- Work instructions
Exactly repeat the material, dropping every picture from the copy.
==== Dataset extract ====
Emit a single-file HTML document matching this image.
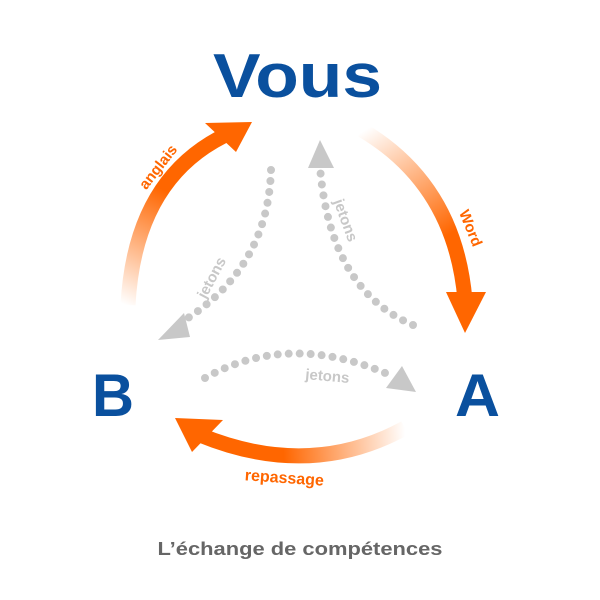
<!DOCTYPE html>
<html><head><meta charset="utf-8"><style>html,body{margin:0;padding:0;background:#fff}svg{display:block}</style></head>
<body>
<svg width="600" height="600" viewBox="0 0 600 600" xmlns="http://www.w3.org/2000/svg" font-family="Liberation Sans, sans-serif" font-weight="bold">
<defs>
<linearGradient id="g1" gradientUnits="userSpaceOnUse" x1="125" y1="305" x2="200" y2="150"><stop offset="0" stop-color="#ff6600" stop-opacity="0"/><stop offset="0.7" stop-color="#ff6600"/><stop offset="1" stop-color="#ff6600"/></linearGradient>
<linearGradient id="g2" gradientUnits="userSpaceOnUse" x1="365" y1="130" x2="460" y2="280"><stop offset="0" stop-color="#ff6600" stop-opacity="0"/><stop offset="0.75" stop-color="#ff6600"/><stop offset="1" stop-color="#ff6600"/></linearGradient>
<linearGradient id="g3" gradientUnits="userSpaceOnUse" x1="405" y1="430" x2="230" y2="440"><stop offset="0" stop-color="#ff6600" stop-opacity="0"/><stop offset="0.7" stop-color="#ff6600"/><stop offset="1" stop-color="#ff6600"/></linearGradient>
</defs>
<text x="213" y="97" font-size="62" fill="#0a509e" textLength="169" lengthAdjust="spacingAndGlyphs">Vous</text>
<text x="92" y="416" font-size="60" fill="#0a509e" textLength="42" lengthAdjust="spacingAndGlyphs">B</text>
<text x="455" y="416" font-size="60" fill="#0a509e" textLength="45" lengthAdjust="spacingAndGlyphs">A</text>
<text x="300" y="555" font-size="18" fill="#666" text-anchor="middle" textLength="285" lengthAdjust="spacingAndGlyphs">L’échange de compétences</text>

<path d="M128,305 Q135,175 232,132" fill="none" stroke="url(#g1)" stroke-width="15"/>
<polygon points="252,122 205,123 236,152" fill="#ff6600"/>
<path d="M362,130 Q455,185 465,300" fill="none" stroke="url(#g2)" stroke-width="15"/>
<polygon points="465,333 446,292 486,292" fill="#ff6600"/>
<path d="M405,428 Q310,480 200,435" fill="none" stroke="url(#g3)" stroke-width="15"/>
<polygon points="175,418 223,420 192,452" fill="#ff6600"/>

<g fill="none" stroke="#c8c8c8" stroke-width="8" stroke-linecap="round" stroke-dasharray="0 11">
<path d="M271,170 Q268,270 180,323"/>
<path d="M413,325 Q330,290 320,167"/>
<path d="M205,378 Q290,330 392,376"/>
</g>
<g fill="#c8c8c8">
<polygon points="158,340 184,313 190,337"/>
<polygon points="320,140 308,168 334,168"/>
<polygon points="416,392 386,388 402,366"/>
</g>

<text font-size="15" fill="#ff6600" transform="translate(162,170) rotate(-52)" text-anchor="middle">anglais</text>
<text font-size="15" fill="#ff6600" transform="translate(466,230) rotate(68)" text-anchor="middle">Word</text>
<text font-size="16" fill="#ff6600" transform="translate(284,483) rotate(4)" text-anchor="middle">repassage</text>
<text font-size="15" fill="#c8c8c8" transform="translate(216,280) rotate(-62)" text-anchor="middle">jetons</text>
<text font-size="15" fill="#c8c8c8" transform="translate(341,222) rotate(70)" text-anchor="middle">jetons</text>
<text font-size="15" fill="#c8c8c8" transform="translate(327,381) rotate(5)" text-anchor="middle">jetons</text>
</svg>
</body></html>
====
- Expected answer
Emit a single-file HTML document matching this image.
<!DOCTYPE html>
<html><head><meta charset="utf-8"><style>html,body{margin:0;padding:0;background:#fff}svg{display:block}</style></head>
<body>
<svg width="600" height="600" viewBox="0 0 600 600" xmlns="http://www.w3.org/2000/svg" font-family="Liberation Sans, sans-serif" font-weight="bold">
<defs>
<linearGradient id="g1" gradientUnits="userSpaceOnUse" x1="125" y1="305" x2="200" y2="150"><stop offset="0" stop-color="#ff6600" stop-opacity="0"/><stop offset="0.7" stop-color="#ff6600"/><stop offset="1" stop-color="#ff6600"/></linearGradient>
<linearGradient id="g2" gradientUnits="userSpaceOnUse" x1="365" y1="130" x2="460" y2="280"><stop offset="0" stop-color="#ff6600" stop-opacity="0"/><stop offset="0.75" stop-color="#ff6600"/><stop offset="1" stop-color="#ff6600"/></linearGradient>
<linearGradient id="g3" gradientUnits="userSpaceOnUse" x1="405" y1="430" x2="230" y2="440"><stop offset="0" stop-color="#ff6600" stop-opacity="0"/><stop offset="0.7" stop-color="#ff6600"/><stop offset="1" stop-color="#ff6600"/></linearGradient>
</defs>
<text x="213" y="97" font-size="62" fill="#0a509e" textLength="169" lengthAdjust="spacingAndGlyphs">Vous</text>
<text x="92" y="416" font-size="60" fill="#0a509e" textLength="42" lengthAdjust="spacingAndGlyphs">B</text>
<text x="455" y="416" font-size="60" fill="#0a509e" textLength="45" lengthAdjust="spacingAndGlyphs">A</text>
<text x="300" y="555" font-size="18" fill="#666" text-anchor="middle" textLength="285" lengthAdjust="spacingAndGlyphs">L’échange de compétences</text>

<path d="M128,305 Q135,175 232,132" fill="none" stroke="url(#g1)" stroke-width="15"/>
<polygon points="252,122 205,123 236,152" fill="#ff6600"/>
<path d="M362,130 Q455,185 465,300" fill="none" stroke="url(#g2)" stroke-width="15"/>
<polygon points="465,333 446,292 486,292" fill="#ff6600"/>
<path d="M405,428 Q310,480 200,435" fill="none" stroke="url(#g3)" stroke-width="15"/>
<polygon points="175,418 223,420 192,452" fill="#ff6600"/>

<g fill="none" stroke="#c8c8c8" stroke-width="8" stroke-linecap="round" stroke-dasharray="0 11">
<path d="M271,170 Q268,270 180,323"/>
<path d="M413,325 Q330,290 320,167"/>
<path d="M205,378 Q290,330 392,376"/>
</g>
<g fill="#c8c8c8">
<polygon points="158,340 184,313 190,337"/>
<polygon points="320,140 308,168 334,168"/>
<polygon points="416,392 386,388 402,366"/>
</g>

<text font-size="15" fill="#ff6600" transform="translate(162,170) rotate(-52)" text-anchor="middle">anglais</text>
<text font-size="15" fill="#ff6600" transform="translate(466,230) rotate(68)" text-anchor="middle">Word</text>
<text font-size="16" fill="#ff6600" transform="translate(284,483) rotate(4)" text-anchor="middle">repassage</text>
<text font-size="15" fill="#c8c8c8" transform="translate(216,280) rotate(-62)" text-anchor="middle">jetons</text>
<text font-size="15" fill="#c8c8c8" transform="translate(341,222) rotate(70)" text-anchor="middle">jetons</text>
<text font-size="15" fill="#c8c8c8" transform="translate(327,381) rotate(5)" text-anchor="middle">jetons</text>
</svg>
</body></html>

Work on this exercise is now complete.